Section 14(2) of the Interpretation Act survived this debate, and remains in force today. So, because British Columbia Transit is an “agent of the Crown”, when Skytrain was being constructed through multiple municipalities, the GVTA did not have to get building permits in multiple municipalities or hold public hearings for zoning approvals in multiple municipalities. And when British Columbia Buildings Corporation wants to develop a new building in the City of Vancouver (for example, the Law Courts in the 70’s), they don’t need to get a City building permit.

As an incidental benefit, they don’t have to pay development cost charges either, if they don’t want to. Development cost charges are triggered by applying for a building permit. If you don’t apply for a building permit (’cause you don’t have to), then you don’t have to pay development cost charges either, unless you chose to do so voluntarily.
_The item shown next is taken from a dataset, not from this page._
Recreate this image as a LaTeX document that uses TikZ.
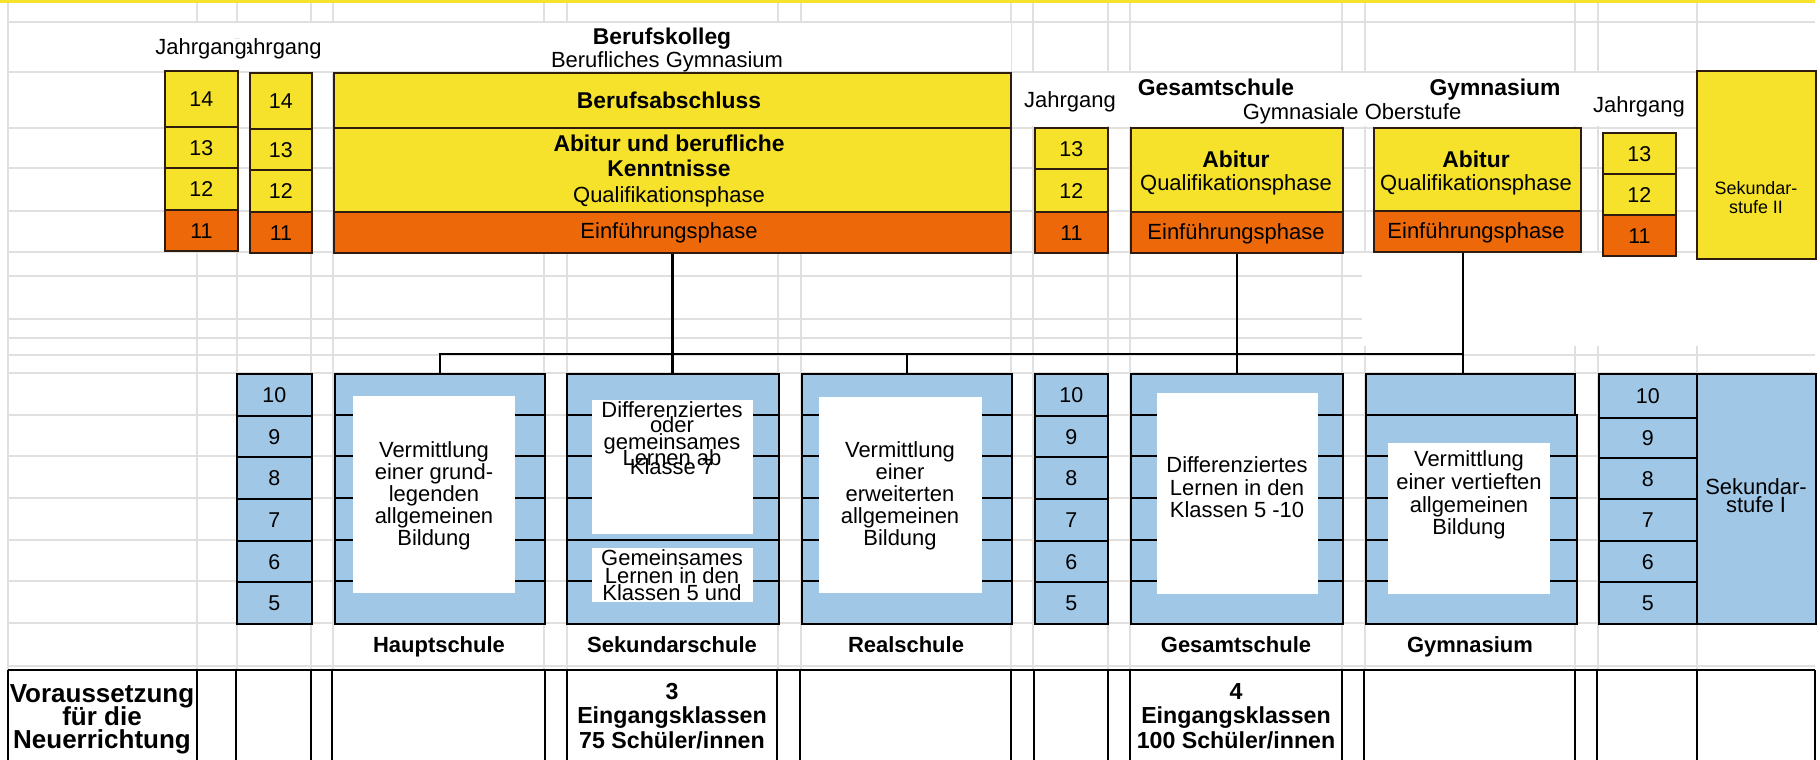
\documentclass[tikz,border=0pt]{standalone}
\usepackage{fontspec}
\setmainfont{Liberation Sans}
\definecolor{yel}{RGB}{246,226,42}
\definecolor{ora}{RGB}{236,104,8}
\definecolor{blu}{RGB}{160,199,230}
\definecolor{grd}{RGB}{224,224,224}
\definecolor{brd}{RGB}{45,28,15}
\newcommand\mkbox[7]{\node[#6,anchor=north west,inner sep=0pt,minimum width={(#4-#2)*0.02cm},minimum height={(#5-#3)*0.02cm}] (#1) at (#2,#3) {#7};}
\newcommand\mlines[6]{\foreach \t [count=\k from 0] in {#6} {\node[#5] (#1-\k) at (#2,{#3+\k*#4}) {\t};}}
\begin{document}
\begin{tikzpicture}[x=0.02cm,y=-0.02cm,
  gridl/.style={draw=grd,line width=0.9pt},
  ybox/.style={draw=brd,fill=yel,line width=1pt},
  obox/.style={draw=brd,fill=ora,line width=1pt},
  bbox/.style={draw=black,fill=blu,line width=1pt},
  wbox/.style={fill=white,draw=none},
  rowl/.style={draw=black,line width=1pt},
  conn/.style={draw=black,line width=1.5pt},
  tbl/.style={draw=black,line width=1.1pt},
  tn/.style={inner sep=0pt,font=\fontsize{12.5}{12.5}\selectfont,text height=8.95pt,text depth=0pt},
  tb/.style={inner sep=0pt,font=\fontsize{13}{13}\selectfont\bfseries,text height=9.3pt,text depth=0pt},
  nm/.style={font=\fontsize{12.2}{12.2}\selectfont,text height=8.75pt,text depth=0pt},
  ts/.style={inner sep=0pt,font=\fontsize{10.2}{10.2}\selectfont,text height=7.3pt,text depth=0pt},
  tl/.style={inner sep=0pt,font=\fontsize{12.5}{12.5}\selectfont\bfseries,text height=8.95pt,text depth=0pt},
  tt/.style={inner sep=0pt,font=\fontsize{13.2}{13.2}\selectfont\bfseries,text height=9.45pt,text depth=0pt},
  tv/.style={inner sep=0pt,font=\fontsize{14.8}{14.8}\selectfont\bfseries,text height=10.6pt,text depth=0pt},
]
\useasboundingbox (0,0) rectangle (1820,760);
\fill[white] (0,0) rectangle (1820,760);
% spreadsheet grid
\foreach \y in {22,72,128,168,211,252,276,319,338,355,373,415,456,498,540,581,623,666}
  \draw[gridl] (8,\y) -- (1815,\y);
\foreach \x in {8,197,237,311,333,544,567,778,801,1011,1033,1108,1130,1342,1365,1575,1598,1697}
  \draw[gridl] (\x,3) -- (\x,670);
\fill[white] (150,23) rectangle (1011,71);
\fill[white] (1011,73.5) rectangle (1697,126);
\fill[white] (1362,253) rectangle (1815,346);
\fill[yel] (0,0) rectangle (1815,3.5);

% ---------- upper part ----------
\mkbox{c1a}{164}{70}{237}{126}{ybox,nm}{14}
\mkbox{c1b}{164}{126}{237}{167}{ybox,nm}{13}
\mkbox{c1c}{164}{167}{237}{209}{ybox,nm}{12}
\mkbox{c1d}{164}{209}{237}{250}{obox,nm}{11}
\mkbox{c2a}{249}{72}{311}{128}{ybox,nm}{14}
\mkbox{c2b}{249}{128}{311}{169}{ybox,nm}{13}
\mkbox{c2c}{249}{169}{311}{211}{ybox,nm}{12}
\mkbox{c2d}{249}{211}{311}{252}{obox,nm}{11}

\mkbox{bkA}{333}{72}{1010}{127}{ybox}{}
\mkbox{bkQ}{333}{127}{1010}{211}{ybox}{}
\mkbox{bkE}{333}{211}{1010}{252}{obox}{}

\mkbox{c3b}{1034}{127}{1107}{168}{ybox,nm}{13}
\mkbox{c3c}{1034}{168}{1107}{211}{ybox,nm}{12}
\mkbox{c3d}{1034}{211}{1107}{252}{obox,nm}{11}

\mkbox{gsQ}{1130}{127}{1342}{211}{ybox}{}
\mkbox{gsE}{1130}{211}{1342}{252}{obox}{}
\mkbox{gyQ}{1373}{127}{1580}{210}{ybox}{}
\mkbox{gyE}{1373}{210}{1580}{251}{obox}{}

\mkbox{c4b}{1602}{132}{1675}{173}{ybox,nm}{13}
\mkbox{c4c}{1602}{173}{1675}{214}{ybox,nm}{12}
\mkbox{c4d}{1602}{214}{1675}{255}{obox,nm}{11}

\mkbox{sek2}{1696}{70}{1815}{258}{ybox}{}

% ---------- lower part ----------
\foreach \a/\b/\n in {373/415/10,415/456/9,456/498/8,498/540/7,540/581/6,581/623/5}{
  \mkbox{lca\n}{236}{\a}{311}{\b}{bbox,nm}{\n}
  \mkbox{lcb\n}{1034}{\a}{1107}{\b}{bbox,nm}{\n}
}
\foreach \a/\b/\n in {373/417/10,417/457/9,457/498/8,498/540/7,540/581/6,581/623/5}{
  \mkbox{lcc\n}{1598}{\a}{1696}{\b}{bbox,nm}{\n}
}

\mkbox{haupt}{334}{373}{544}{623}{bbox}{}
\mkbox{sekS}{566}{373}{778}{623}{bbox}{}
\mkbox{real}{801}{373}{1011}{623}{bbox}{}
\mkbox{gesamt}{1130}{373}{1342}{623}{bbox}{}
\mkbox{gymT}{1365}{373}{1574}{414}{bbox}{}
\mkbox{gym}{1365}{414}{1576}{623}{bbox}{}
\mkbox{sek1}{1696}{373}{1815}{623}{bbox}{}

\foreach \y in {415,456,498,540,581}{
  \draw[rowl] (334,\y) -- (544,\y);
  \draw[rowl] (566,\y) -- (778,\y);
  \draw[rowl] (801,\y) -- (1011,\y);
  \draw[rowl] (1130,\y) -- (1342,\y);
}
\foreach \y in {456,498,540,581}
  \draw[rowl] (1365,\y) -- (1576,\y);

\mkbox{hW}{353}{396}{515}{593}{wbox}{}
\mkbox{sW1}{592}{400}{753}{534}{wbox}{}
\mkbox{sW2}{592}{548}{753}{602}{wbox}{}
\mkbox{rW}{819}{397}{982}{593}{wbox}{}
\mkbox{gW}{1157}{393}{1318}{594}{wbox}{}
\mkbox{yW}{1388}{443}{1550}{594}{wbox}{}

% ---------- connectors ----------
\coordinate (bus) at (0,354);
\coordinate (gyx) at (1463,0);
\draw[conn] (bkE.south) -- (bkE.south |- sekS.north);
\draw[conn] (haupt.north) -- (haupt.north |- bus) -- (bus -| gyx) -- (gyx |- gymT.north);
\draw[conn] (real.north) -- (real.north |- bus);
\draw[conn] (gsE.south) -- (gsE.south |- gesamt.north);
\draw[conn] (gyE.south -| gyx) -- (gyx |- bus);

% ---------- upper texts ----------
\node[tn,anchor=east] (jg2) at (322,47) {Jahrgang};
\node[tn,anchor=west,fill=white] (jg1) at (155,47) {Jahrgang};
\node[tb] (bkT) at (662,36) {Berufskolleg};
\node[tn] (bkS) at (667,60) {Berufliches Gymnasium};
\node[tb] (bkA1) at (669,100) {Berufsabschluss};
\node[tb] (bkQ1) at (669,143) {Abitur und berufliche};
\node[tb] (bkQ2) at (669,168) {Kenntnisse};
\node[tn] (bkQ3) at (669,195) {Qualifikationsphase};
\node[tn] (bkE1) at (669,231) {Einführungsphase};

\node[tn] (jg3) at (1070,100) {Jahrgang};
\node[tb] (gsT) at (1216,87) {Gesamtschule};
\node[tb] (gyT) at (1495,87) {Gymnasium};
\node[tn] (goT) at (1352,112) {Gymnasiale Oberstufe};
\node[tb] (gsQ1) at (1236,159) {Abitur};
\node[tn] (gsQ2) at (1236,183) {Qualifikationsphase};
\node[tn] (gsE1) at (1236,232) {Einführungsphase};
\node[tb] (gyQ1) at (1476,159) {Abitur};
\node[tn] (gyQ2) at (1476,183) {Qualifikationsphase};
\node[tn] (gyE1) at (1476,231) {Einführungsphase};
\node[tn] (jg4) at (1639,105) {Jahrgang};
\node[ts] (s2a) at (1756,188) {Sekundar-};
\node[ts] (s2b) at (1756,207) {stufe II};

% ---------- lower texts ----------
\mlines{ht}{434}{450}{22}{tn}{Vermittlung,einer grund-,legenden,allgemeinen,Bildung}
\node[tn] (st1) at (672,410) {Differenziertes};
\node[tn] (st2) at (672,425) {oder};
\node[tn] (st3) at (672,442) {gemeinsames};
\node[tn] (st4) at (672,458) {Lernen ab};
\node[tn] (st5) at (672,467) {Klasse 7};
\mlines{su}{672}{558}{17.5}{tn}{Gemeinsames,Lernen in den,Klassen 5 und}
\mlines{rt}{900}{450}{22}{tn}{Vermittlung,einer,erweiterten,allgemeinen,Bildung}
\mlines{gt}{1237}{465}{22.5}{tn}{Differenziertes,Lernen in den,Klassen 5 -10}
\mlines{yt}{1469}{459}{22.7}{tn}{Vermittlung,einer vertieften,allgemeinen,Bildung}
\node[tn] (s1a) at (1756,487) {Sekundar-};
\node[tn] (s1b) at (1756,505) {stufe I};

\node[tl] (lh) at (439,645) {Hauptschule};
\node[tl] (ls) at (672,645) {Sekundarschule};
\node[tl] (lr) at (906,645) {Realschule};
\node[tl] (lg) at (1236,645) {Gesamtschule};
\node[tl] (ly) at (1470,645) {Gymnasium};

% ---------- bottom table ----------
\draw[tbl] (8,670) -- (1815,670);
\foreach \x in {8,197,236,311,332,545,567,777,800,1011,1034,1108,1130,1342,1364,1575,1597,1697,1815}
  \draw[tbl] (\x,670) -- (\x,762);
\mlines{vt}{102}{693}{23}{tv}{Voraussetzung,für die,Neuerrichtung}
\mlines{s3}{672}{691}{24.5}{tt}{3,Eingangsklassen,75 Schüler/innen}
\mlines{g4}{1236}{691}{24.5}{tt}{4,Eingangsklassen,100 Schüler/innen}
\end{tikzpicture}
\end{document}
Why is this of interest to our readers? Well, as many of you know, pursuant to section 50 of the College and Institute Act, colleges and institutes are “agents of the Crown”, and pursuant to section 3 of the University Foundation Act, the foundations for the universities (The UBC Foundation, SFU Foundation, Foundation for UVic, UNBC Foundation and Royal Roads University Foundation) are also “agents of the Crown”.

Gets you thinking, doesn’t it?

It’s one thing to voluntarily comply with reasonable requirements administered by a local government. It’s another thing when local governments attempt to command requirements that are onerous and overreaching (which, in my experience, they are not shy about doing, now and again). Within municipalities, there is a pervasive expectation that everyone dealing with them will just accept that “you can’t fight City hall”, and will do as they command. Most private developers have no choice but to labour under this regime. Crown agents don’t have to.

As everyone knows, Municipalities often exact a pound of flesh from private owner and developers – effectively saying “you can’t get your development permit unless you” dedicate open space, or build a daycare, or build rental housing, or widen the street, or, in the building we work in (HSBC Bank Building, Hornby and Georgia, Vancouver), construct an atrium with a swinging pendulum to host a prescribed number of art exhibits and other public events throughout the year. We all enjoy the benefits of these amenities, and I appreciate the good that local governments do – but, when it comes to crown land and crown agents, it is a matter of who assigns the priorities. If left to the local governments, we might get more swinging pendulums and less college classrooms or student residences. When the legislature gave municipalities the power to regulate land use and development, through section 14(2) of the Interpretation Act, they (for good reason, I would say) reserved to the Province and crown agents the right to regulate themselves.